We’re watching looped footage of a woman with a '60s-era coiffure chatting on the phone as she toys a set of kitchen knives with intent and chucks glances that seem to stick right into us. On the next screen over the Pink Panther lies flat on an ironing board and iron’s himself, and the devil looses an arrow into the chest of a cigarette à la Marina Abramović. We’re at Rubber Pencil Devil, an exhibition from Venezuelan-American conceptual artist Alex Da Corte whose innovative looks at pop culture often give him the tag ‘anthropologist of the immediate past’.
On show at Prada Rong Zhai through January 10, Rubber Pencil Devil is an installation of 57 short videos of highly stylised pop culture references rear-projected on huge cubes and shown on loop. The show centres heavily around icons from the artist’s childhood spent growing up in Pittsburg, USA, with Da Corte himself donning hodge-podge handicraft outfits of many of these characters. Any American over the age of perhaps 30 will have no trouble picking out the icons, but for anyone younger or less attuned to US cultural references the show can become an entertaining round of pop culture trivia. What brand is that? What movie did I see that in? Which Disney princess is he dressed up as there?
The subversion of these icons allows Da Corte to explore themes of alienation and human desire while running a shrewd social commentary. Two heavily recurring characters are the Heinz ketchup bottle (their headquarters is in Pittsburg) and Mr Rogers, the late US children’s TV icon famous for his knack for artfully explaining delicate subjects to his young viewers. The scenes are also home to characters from Sesame Street and the use of bold primary colours obviously evokes feelings of childhood. Even though the cobbled together outfits and some overacting does at first border on hilarious, as you move through the exhibition you’ll begin to see that Rubber Pencil Devil is really quite touchingly sentimental.

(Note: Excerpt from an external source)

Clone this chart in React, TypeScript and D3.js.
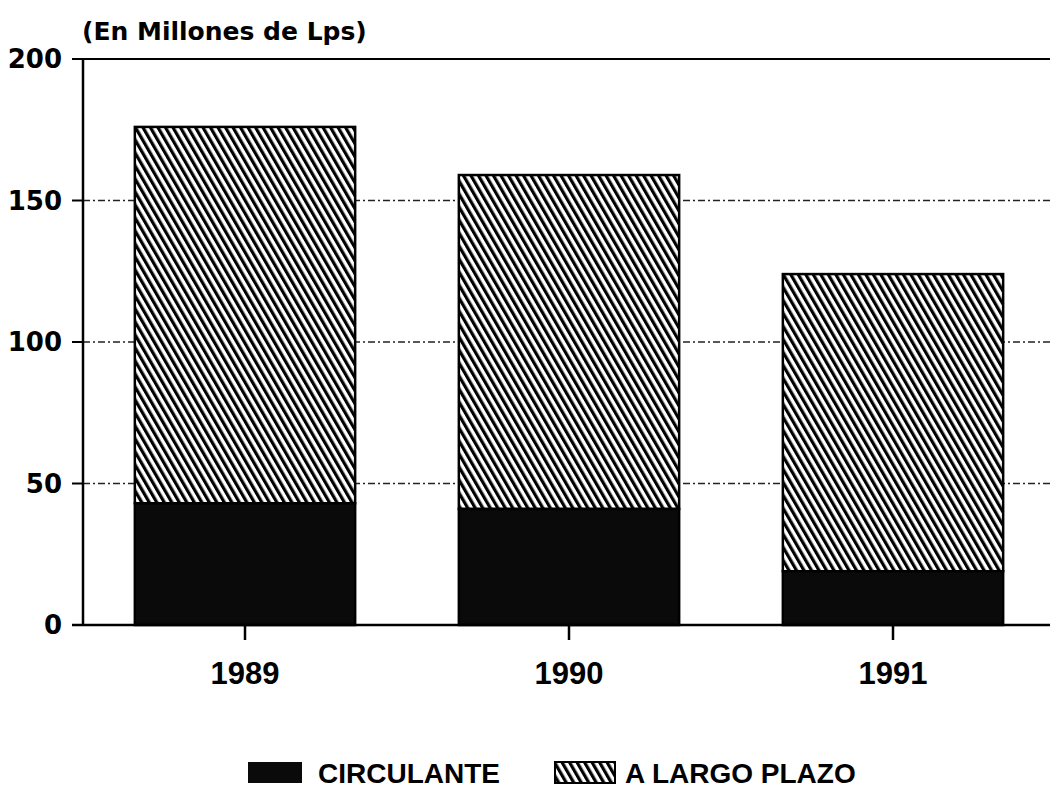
import React from "react";
import * as d3 from "d3";

// años y valores (millones de Lps)
const years = ["1989", "1990", "1991"];
const circulante = [43, 41, 19];
const largoPlazo = [133, 118, 105];
const yTicks = [0, 50, 100, 150, 200];
const gridTicks = [50, 100, 150];

const W = 1050;
const H = 800;

const App = () => {
  // x: bandas por año, ancho de barra ~220px
  const x = d3
    .scaleBand<string>()
    .domain(years)
    .range([83, 1055])
    .paddingInner(0.32)
    .paddingOuter(0.16);

  // y: 0 abajo (625px), 200 arriba (59px)
  const y = d3.scaleLinear().domain([0, 200]).range([625, 59]);

  const stacked = years.map((yr, i) => ({
    year: yr,
    c: circulante[i],
    l: largoPlazo[i],
  }));

  const numFont = "'DejaVu Sans', sans-serif";
  const textFont = "'Liberation Sans', Arial, sans-serif";

  return (
    <svg
      width={W}
      height={H}
      style={{ position: "absolute", left: 0, top: 0, background: "#fff" }}
    >
      <defs>
        <pattern
          id="hatch"
          patternUnits="userSpaceOnUse"
          width={6.5}
          height={6.5}
          patternTransform="rotate(-30)"
        >
          <rect width={6.5} height={6.5} fill="#fff" />
          <line x1={1.6} y1={0} x2={1.6} y2={6.5} stroke="#000" strokeWidth={3.2} />
        </pattern>
      </defs>

      {/* título */}
      <text
        x={82}
        y={40}
        fontFamily={numFont}
        fontWeight="bold"
        fontSize={25}
        fill="#000"
      >
        (En Millones de Lps)
      </text>

      {/* líneas de guía */}
      {gridTicks.map((t) => (
        <line
          key={t}
          x1={83}
          x2={W}
          y1={y(t)}
          y2={y(t)}
          stroke="#222"
          strokeWidth={1.4}
          strokeDasharray="7 3 2 3"
        />
      ))}

      {/* línea superior (200) */}
      <line x1={83} x2={W} y1={y(200)} y2={y(200)} stroke="#000" strokeWidth={2} />

      {/* barras */}
      {stacked.map((d) => {
        const bx = x(d.year)!;
        const bw = x.bandwidth();
        return (
          <g key={d.year}>
            <rect
              x={bx}
              y={y(d.c + d.l)}
              width={bw}
              height={y(d.c) - y(d.c + d.l)}
              fill="url(#hatch)"
              stroke="#000"
              strokeWidth={2.5}
            />
            <rect
              x={bx}
              y={y(d.c)}
              width={bw}
              height={y(0) - y(d.c)}
              fill="#0a0a0a"
              stroke="#000"
              strokeWidth={2.5}
            />
          </g>
        );
      })}

      {/* eje y */}
      <line x1={83} x2={83} y1={y(200)} y2={y(0)} stroke="#000" strokeWidth={2.5} />
      {yTicks.map((t) => (
        <g key={t}>
          <line x1={72} x2={83} y1={y(t)} y2={y(t)} stroke="#000" strokeWidth={2} />
          <text
            x={62}
            y={y(t)}
            dy="0.36em"
            textAnchor="end"
            fontFamily={numFont}
            fontWeight="bold"
            fontSize={26}
            fill="#000"
          >
            {t}
          </text>
        </g>
      ))}

      {/* eje x */}
      <line x1={72} x2={W} y1={y(0)} y2={y(0)} stroke="#000" strokeWidth={2.5} />
      {years.map((yr) => {
        const cx = x(yr)! + x.bandwidth() / 2;
        return (
          <g key={yr}>
            <line x1={cx} x2={cx} y1={y(0)} y2={y(0) + 15} stroke="#000" strokeWidth={2.5} />
            <text
              x={cx}
              y={684}
              textAnchor="middle"
              fontFamily={textFont}
              fontWeight="bold"
              fontSize={31}
              fill="#000"
            >
              {yr}
            </text>
          </g>
        );
      })}

      {/* leyenda */}
      <rect x={248} y={762} width={54} height={21} fill="#0a0a0a" />
      <text
        x={318}
        y={783}
        fontFamily={textFont}
        fontWeight="bold"
        fontSize={28}
        fill="#000"
      >
        CIRCULANTE
      </text>
      <rect
        x={555}
        y={762}
        width={60}
        height={21}
        fill="url(#hatch)"
        stroke="#000"
        strokeWidth={2}
      />
      <text
        x={625}
        y={783}
        fontFamily={textFont}
        fontWeight="bold"
        fontSize={28}
        fill="#000"
      >
        A LARGO PLAZO
      </text>
    </svg>
  );
};

export default App;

Rubber Pencil Devil was originally shown on a single screen. To accommodate the unique space of the Prada Rong Zhai, the artist broke the nearly three-hour film down to 19 parts, disrupting the narrative of the video if there was any in the first place. All we have to say is: don’t forget to watch a behind-the-scenes video on the top floor and that it’s worth spending an afternoon being amused by the project or simply being mesmerised by the exquisite interior of the historical building.